A search engine is a computer program that acts as a way of retrieving information from a database, based on certain criteria defined by the user. Modern ones search databases that contain huge amounts of data, collected from the World Wide Web, newsgroups, and directory projects.
Before the World Wide Web existed, but after the advent of the Internet and its ensuing popularity in the university circuit, the first search engine was created. At this point in history — in the late 1980s and early 1990s — one of the main protocols being used on the Internet was the file transfer protocol (FTP). FTP servers existed throughout the world, usually on university campuses, research facilities, or government agencies. Some students at McGill University in Montreal decided that a centralized database of files available on the various popular FTP servers would help save time and offer a great service to others. This was the origination of the Archie search engine.
Archie, which was short for archive, was a program that regularly logged in to FTP servers in its list, and made an index of what files were on the server. Because processor time and bandwidth was still a fairly valuable commodity, Archie only checked for updates every month or so. At first the index that Archie built was meant to be checked using the Unix command grep, but a better user-interface was soon developed to allow for easy searching of the index. Following Archie, a handful of search engines sprang up to search the similar Gopher protocol — two of the most famous being the Jughead and Veronica. Archie became relatively obsolete with the advent of the World Wide Web and subsequent search engines, but Archie servers do still exist.

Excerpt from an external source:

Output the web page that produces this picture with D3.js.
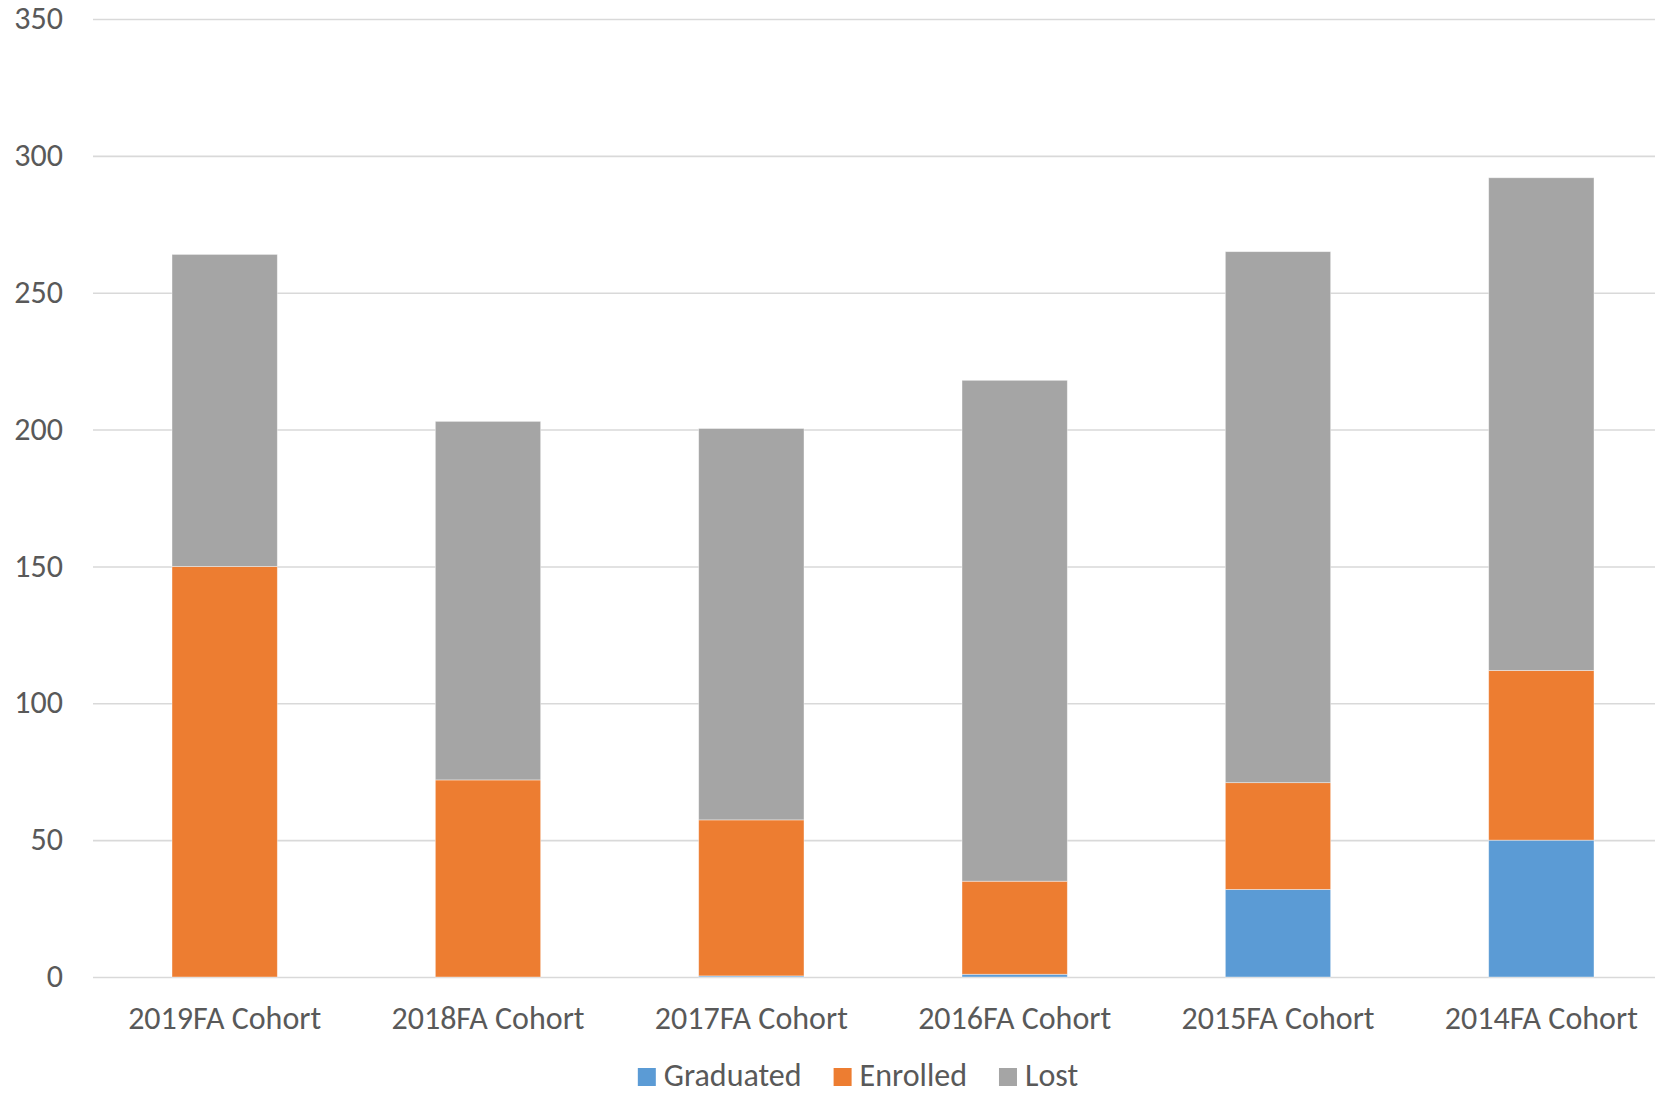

In 1993, not long after the creation of the World Wide Web, Matthew Grey developed the World Wide Web Wanderer, which was the first web robot. The World Wide Web Wanderer indexed all of the websites that existed in the internet by capturing their URLs, but didn’t track any of the actual content of the websites. The index associated with the Wanderer, which was an early sort of search engine, was called Wandex.
A few other small projects grew up after the Wanderer, which began to approach the modern search engine. These included the World Wide Web Worm, the Repository-Based Software Engineering (RBSE) spider, and JumpStation. All of these three used data collected by web robots to return that information to users. Still, information was just returned unfiltered for the most part, although RBSE did attempt to rank the value of pages.
In 1993 a company founded by some Stanford students, named Excite, released what is arguably the first search engine to actually incorporate analysis of the page content. This initial offering was meant for searching within a site, however, not searching the web as a whole.
In 1994, though, the world of the search engine had a major breakthrough. A company called WebCrawler went live with a search engine that not only captured the title and header of pages on the Internet, but grabbed all of the content as well. WebCrawler was enormously successful — so successful that a great deal of the time it couldn’t even be utilized because its system resources were all being used.
A bit later that year Lycos was released, including many of the same features as WebCrawler, and building on them. Lycos ranked its results based on relevancy, and allowed the user to tweak a number of settings to get results that fit better. Lycos was also huge — within it year it had well over one million websites archived, and within two years it had reached 60 million.